Bilyaletdinov's dad, Rinat confirmed to sports.ru, that his former Everton-playing star was one of the men called up to fight in the war.
He says the former Russian international received a summons from the military registration and enlistment office but claimed there was an inconsistency with the notice.
He said: "Diniyar really received a summons.
"It is difficult to talk about emotions, because he did not serve, although he did military service, but it was specific, with a sports bias. It was 19 years ago.
"That is, yes, he took the oath, but served in the sports line. The law still says - to call people up to 35 years old, and he is 37, so there is some kind of inconsistency here.
"Now he will find out whether this agenda is correct or whether it was sent early. Anything can happen."
He added: "If there was a general mobilisation, then there is no need to ask questions. In the meantime, the president has established a partial one, everything should be according to the law."
Bilyaletdinov joined Everton in 2009 and played 59 times over his three seasons at the club, however, fell out with the club after losing his first-team spot toward the end of his tenure there.
He scored eight goals during his time at the Toffees including one against Manchester United.
He played prominently in Russia for Lokomotiv Moscow and Spartak Moscow and finished his career at Lithuanian club Trakai.

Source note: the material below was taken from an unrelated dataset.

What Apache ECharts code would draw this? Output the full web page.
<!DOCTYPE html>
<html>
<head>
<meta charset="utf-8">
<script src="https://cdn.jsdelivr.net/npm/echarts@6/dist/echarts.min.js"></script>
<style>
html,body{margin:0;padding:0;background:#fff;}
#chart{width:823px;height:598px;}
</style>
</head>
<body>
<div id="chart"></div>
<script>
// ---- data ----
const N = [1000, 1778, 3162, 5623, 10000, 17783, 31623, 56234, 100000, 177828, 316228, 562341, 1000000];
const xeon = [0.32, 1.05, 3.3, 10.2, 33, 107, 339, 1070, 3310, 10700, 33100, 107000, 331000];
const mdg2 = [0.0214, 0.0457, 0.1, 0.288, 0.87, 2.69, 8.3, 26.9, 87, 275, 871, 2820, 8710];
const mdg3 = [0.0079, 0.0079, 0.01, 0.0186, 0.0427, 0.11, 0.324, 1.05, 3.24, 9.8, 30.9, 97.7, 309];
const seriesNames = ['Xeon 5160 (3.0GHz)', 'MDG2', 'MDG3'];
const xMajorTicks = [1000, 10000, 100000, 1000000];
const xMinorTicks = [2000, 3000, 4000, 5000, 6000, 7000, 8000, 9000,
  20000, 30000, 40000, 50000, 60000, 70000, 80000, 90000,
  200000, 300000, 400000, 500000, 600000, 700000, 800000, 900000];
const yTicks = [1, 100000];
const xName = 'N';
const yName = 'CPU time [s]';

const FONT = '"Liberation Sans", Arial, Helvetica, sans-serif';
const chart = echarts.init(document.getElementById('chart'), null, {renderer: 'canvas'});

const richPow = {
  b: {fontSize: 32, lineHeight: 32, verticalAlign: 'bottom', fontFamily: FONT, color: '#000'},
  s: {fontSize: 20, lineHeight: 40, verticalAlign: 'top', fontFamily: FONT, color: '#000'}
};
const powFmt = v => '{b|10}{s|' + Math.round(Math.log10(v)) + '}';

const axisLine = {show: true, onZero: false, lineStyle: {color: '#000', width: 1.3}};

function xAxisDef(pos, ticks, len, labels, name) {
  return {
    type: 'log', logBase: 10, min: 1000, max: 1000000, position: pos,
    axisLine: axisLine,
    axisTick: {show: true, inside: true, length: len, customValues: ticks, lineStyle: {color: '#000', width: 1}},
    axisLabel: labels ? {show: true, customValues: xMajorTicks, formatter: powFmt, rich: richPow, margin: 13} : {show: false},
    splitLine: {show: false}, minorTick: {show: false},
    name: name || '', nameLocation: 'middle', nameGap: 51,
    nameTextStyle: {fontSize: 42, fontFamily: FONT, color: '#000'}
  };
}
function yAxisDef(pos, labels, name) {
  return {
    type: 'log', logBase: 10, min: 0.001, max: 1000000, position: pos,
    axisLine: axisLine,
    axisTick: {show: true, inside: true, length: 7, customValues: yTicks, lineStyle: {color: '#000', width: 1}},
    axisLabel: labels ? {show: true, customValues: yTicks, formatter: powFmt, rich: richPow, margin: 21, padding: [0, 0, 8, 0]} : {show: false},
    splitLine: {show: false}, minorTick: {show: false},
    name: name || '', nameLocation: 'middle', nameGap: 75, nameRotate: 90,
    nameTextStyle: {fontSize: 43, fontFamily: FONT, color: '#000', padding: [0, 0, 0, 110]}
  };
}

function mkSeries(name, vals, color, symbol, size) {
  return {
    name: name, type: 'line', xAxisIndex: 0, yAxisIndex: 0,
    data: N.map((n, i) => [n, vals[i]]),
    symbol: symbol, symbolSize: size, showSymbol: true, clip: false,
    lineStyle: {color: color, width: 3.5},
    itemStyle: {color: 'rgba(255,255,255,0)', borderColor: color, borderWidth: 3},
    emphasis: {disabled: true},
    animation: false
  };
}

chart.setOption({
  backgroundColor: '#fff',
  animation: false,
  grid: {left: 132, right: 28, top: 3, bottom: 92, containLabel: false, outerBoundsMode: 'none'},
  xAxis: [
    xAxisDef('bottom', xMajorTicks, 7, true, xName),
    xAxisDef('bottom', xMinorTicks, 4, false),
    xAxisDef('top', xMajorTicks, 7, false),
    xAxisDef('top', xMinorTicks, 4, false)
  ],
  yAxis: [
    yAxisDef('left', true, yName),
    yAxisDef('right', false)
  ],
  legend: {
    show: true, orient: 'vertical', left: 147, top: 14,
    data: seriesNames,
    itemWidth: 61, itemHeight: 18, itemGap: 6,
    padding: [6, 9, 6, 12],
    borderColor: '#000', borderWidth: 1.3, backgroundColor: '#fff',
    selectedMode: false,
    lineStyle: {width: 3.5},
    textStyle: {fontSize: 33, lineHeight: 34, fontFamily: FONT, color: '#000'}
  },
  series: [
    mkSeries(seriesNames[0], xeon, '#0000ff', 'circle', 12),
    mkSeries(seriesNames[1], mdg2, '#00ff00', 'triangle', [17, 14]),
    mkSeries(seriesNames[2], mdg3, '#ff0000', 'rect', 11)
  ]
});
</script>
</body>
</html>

The 37-year-old was a prominent part of the Russian side for many years, earning himself 46 caps over his career.
He was an integral part of the Russian squad that made it all the way to the semi-finals of Euro 2008 in Austria and Switzerland.
According to The Sun, many Russian men are attempting to find ways to avoid being drafted into Putin’s war.
Five staff members from the Russian Football Union have reportedly been called up to fight in the war, but are refusing to return to their home nation following the team’s victory against the Kyrgyz squad.